As an education activist, I have organized, led and participated in protests, rallies and demonstrations to demand better education for New York City kids.
I know how important protests are, and I know what can go wrong.
That is why I am outraged by the recent settlement agreement between the NYPD and the American Civil Liberties Union that will severely limit how the police can handle protests in the city.
This agreement is a betrayal of the public interest, a threat to public safety and a slap in the face to the brave men and women who risk their lives daily to protect New Yorkers from crime and violence.
The agreement, announced this month, results from lawsuits the ACLU and other groups filed over the NYPD’s response to the racial-justice protests that erupted in summer 2020 following the Minneapolis death of George Floyd.
The plaintiffs accused the NYPD of using excessive force, making wrongful arrests and violating the rights of protesters and journalists.
The settlement requires the NYPD to adopt a new four-tiered response system to minimize police presence at protests, bans “kettling” (a crowd-control tactic involving encircling and containing a group of protesters) and establishes an oversight committee with a $3 million price tag and representatives from the plaintiffs and the city, as well as independent experts.
While the agreement claims to protect protesters’ rights, it undermines the rights of law-abiding citizens who expect their police to maintain order and safety in their communities.
And it will have disastrous consequences for our city.
The agreement will undermine the authority and effectiveness of the police, who will be second-guessed and micromanaged by those who never bear the consequences of limited policing.
It will handcuff the police and prevent them from doing their job effectively.

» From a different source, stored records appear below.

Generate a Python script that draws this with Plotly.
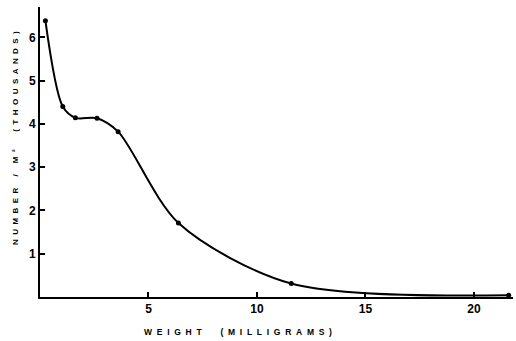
import plotly.graph_objects as go

# Mean body weight (mg) vs population density (thousands per m^2)
weight_mg = [0.25, 1.05, 1.63, 2.63, 3.6, 6.38, 11.58, 21.6]
number_thousands = [6.38, 4.4, 4.14, 4.13, 3.82, 1.71, 0.31, 0.04]

x_ticks = [5, 10, 15, 20]
y_ticks = [1, 2, 3, 4, 5, 6]

x_title = "WEIGHT  (MILLIGRAMS)"
y_title = "NUMBER / M²  (THOUSANDS)"


def spaced(text, gap="\u00a0\u00a0"):
    """Spread a title out letter by letter, keeping word gaps wider."""
    return gap.join(ch if ch != " " else "\u00a0" for ch in text)


fig = go.Figure()
fig.add_trace(go.Scatter(
    x=weight_mg, y=number_thousands,
    mode="lines+markers",
    line=dict(color="black", width=2, shape="spline", smoothing=0.85),
    marker=dict(color="black", size=5),
    showlegend=False,
))

tick_font = dict(family="Liberation Sans", size=12, color="black", weight="bold")

fig.update_layout(
    width=516, height=341,
    margin=dict(l=40, r=3, t=7, b=44),
    paper_bgcolor="white", plot_bgcolor="white",
    xaxis=dict(
        range=[0, 21.8], showgrid=False, zeroline=False,
        showline=True, linecolor="black", linewidth=2,
        ticks="inside", ticklen=5, tickwidth=1.5, tickcolor="black",
        tickvals=x_ticks, tickfont=tick_font,
    ),
    yaxis=dict(
        range=[0, 6.7], showgrid=False, zeroline=False,
        showline=True, linecolor="black", linewidth=2,
        ticks="inside", ticklen=5, tickwidth=1.5, tickcolor="black",
        tickvals=y_ticks, tickfont=tick_font,
    ),
    annotations=[
        dict(text=spaced(x_title),
             xref="paper", yref="paper", x=0.418, y=-0.12,
             xanchor="center", yanchor="middle", showarrow=False,
             font=dict(family="Liberation Sans", size=8.5, color="black", weight="bold")),
        dict(text=spaced(y_title),
             xref="paper", yref="paper", x=-0.053, y=0.548,
             xanchor="center", yanchor="middle", showarrow=False, textangle=-90,
             font=dict(family="Liberation Sans", size=8, color="black", weight="bold")),
    ],
)

fig.write_html("out.html")
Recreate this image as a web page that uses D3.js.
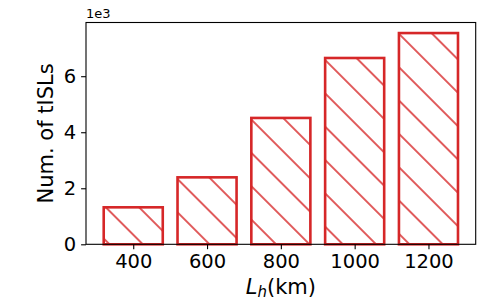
<!DOCTYPE html>
<html lang="en">
<head>
	<meta charset="UTF-8">
	<title>tISLs</title>
	<script src="https://cdn.jsdelivr.net/npm/d3@7"></script>
	<style>
		body {
			margin: 0;
			background: #fff;
		}

		svg {
			font-family: "DejaVu Sans", sans-serif;
		}

		.domain {
			display: none;
		}
	</style>
</head>
<body>
<script>
	// chart values
	var heights = [400, 600, 800, 1000, 1200];
	var counts = [1320, 2390, 4510, 6650, 7540];
	var yTicks = [0, 2000, 4000, 6000];

	var width = 500, height = 300;
	var plotLeft = 86, plotRight = 475.7, plotTop = 22.5, plotBottom = 244.3;
	var red = "#d62728";

	var svg = d3.select("body").append("svg")
		.attr("width", width)
		.attr("height", height);

	var x = d3.scaleLinear()
		.domain([272, 1328])
		.range([plotLeft, plotRight]);
	var y = d3.scaleLinear()
		.domain([0, d3.max(counts) * 1.05])
		.range([plotBottom, plotTop]);

	// hatch "\" pattern
	var sp = 33.33 / Math.SQRT2;
	var pat = svg.append("defs").append("pattern")
		.attr("id", "hatch")
		.attr("patternUnits", "userSpaceOnUse")
		.attr("width", sp)
		.attr("height", 10)
		.attr("patternTransform", "translate(0," + (1.5 + 16.67) + ") rotate(-45)");
	pat.append("line")
		.attr("x1", sp / 2).attr("x2", sp / 2)
		.attr("y1", -1).attr("y2", 11)
		.attr("stroke", red)
		.attr("stroke-width", 1.5);

	svg.selectAll(".bar")
		.data(heights)
		.enter().append("rect")
		.attr("class", "bar")
		.attr("x", function (d) { return x(d - 80); })
		.attr("width", function (d) { return x(d + 80) - x(d - 80); })
		.attr("y", function (d, i) { return y(counts[i]); })
		.attr("height", function (d, i) { return y(0) - y(counts[i]); })
		.attr("fill", "url(#hatch)")
		.attr("stroke", red)
		.attr("stroke-width", 2.6);

	// frame
	svg.append("rect")
		.attr("x", plotLeft).attr("y", plotTop)
		.attr("width", plotRight - plotLeft).attr("height", plotBottom - plotTop)
		.attr("fill", "none")
		.attr("stroke", "#000")
		.attr("stroke-width", 1.1);

	svg.append("g")
		.attr("transform", "translate(0," + plotBottom + ")")
		.call(d3.axisBottom(x).tickValues(heights).tickSize(4.9).tickPadding(4.9)
			.tickFormat(d3.format("d")));
	svg.append("g")
		.attr("transform", "translate(" + plotLeft + ",0)")
		.call(d3.axisLeft(y).tickValues(yTicks).tickSize(4.9).tickPadding(4.9)
			.tickFormat(function (d) { return d / 1000; }));

	svg.selectAll(".tick line").attr("stroke", "#000").attr("stroke-width", 1.1);
	svg.selectAll(".tick text")
		.attr("fill", "#000")
		.style("font-size", "19.5px")
		.style("font-family", "DejaVu Sans");

	// offset text
	svg.append("text")
		.attr("x", plotLeft)
		.attr("y", 17.5)
		.style("font-size", "13px")
		.text("1e3");

	// axis labels
	svg.append("text")
		.attr("transform", "translate(53," + ((plotTop + plotBottom) / 2) + ") rotate(-90)")
		.attr("text-anchor", "middle")
		.style("font-size", "21px")
		.text("Num. of tISLs");

	var xl = svg.append("text")
		.attr("x", (plotLeft + plotRight) / 2)
		.attr("y", 293.5)
		.attr("text-anchor", "middle")
		.style("font-size", "21px");
	xl.append("tspan").style("font-style", "italic").text("L");
	xl.append("tspan").style("font-style", "italic").style("font-size", "15px")
		.attr("dy", 3).text("h");
	xl.append("tspan").attr("dy", -3).text("(km)");
</script>
</body>
</html>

It will encourage criminals and anarchists who will exploit the reduced police presence and response to wreak havoc on our streets.
It will endanger the lives of innocent bystanders who may get caught in the crossfire of violent clashes between protesters and police.
It will erode public trust and confidence in the NYPD, whose members already suffer from low morale and high attrition.
Since retiring in 2017, I have protested and rallied in front of City Hall, the Department of Education headquarters known as “Tweed” and schools around the city.
Not once did any of my fellow education-activist parents think of bringing Molotov cocktails to make their point.
Nor did they throw rocks, yell or spit at the officers working the event.
And it goes without saying there was no property damage or theft.
Unsurprisingly, the police were cordial and professional, assisting us by directing both vehicular and pedestrian traffic and merely watching as our protests went on unimpeded.
This agreement is based on a false narrative portraying the NYPD as a brutal and oppressive force that targets minorities and violates civil rights.
In reality, the vast majority of police already respond appropriately and proportionally based on the participants’ behavior.
The ACLU settlement ignores the fact the NYPD is one of the most diverse and professional police departments in the world, with officers who reflect the communities they serve.
It also ignores that the NYPD has made significant reforms to improve its training, policies and accountability in recent years.
The agreement results from political pressure from radical activists and politicians with an anti-police agenda.
They have used George Floyd’s tragic death as an excuse to demonize and defund the police.
They have ignored or downplayed the violence and destruction caused by protesters who looted, burned, attacked our officers and brought parts of the city to a near standstill.
It also ignores the reality that the police have a duty to protect life and property, maintain order and enforce the law.
By agreeing to this settlement, the city has sided with criminals over victims, chaos over order and ideology over reality.
As a former NYPD officer who dedicated 32 years of my life to serving this city, I urge New Yorkers to speak out against this agreement and stand with our police.
The NYPD is not the enemy of the people; it is the guardian of our city.
We need to support our police, not undermine them.
We need to restore law and order, not surrender to lawlessness.
We must defend our city, not allowing the far left to destroy it further.
Vito LaBella is a candidate for City Council in the 43rd District.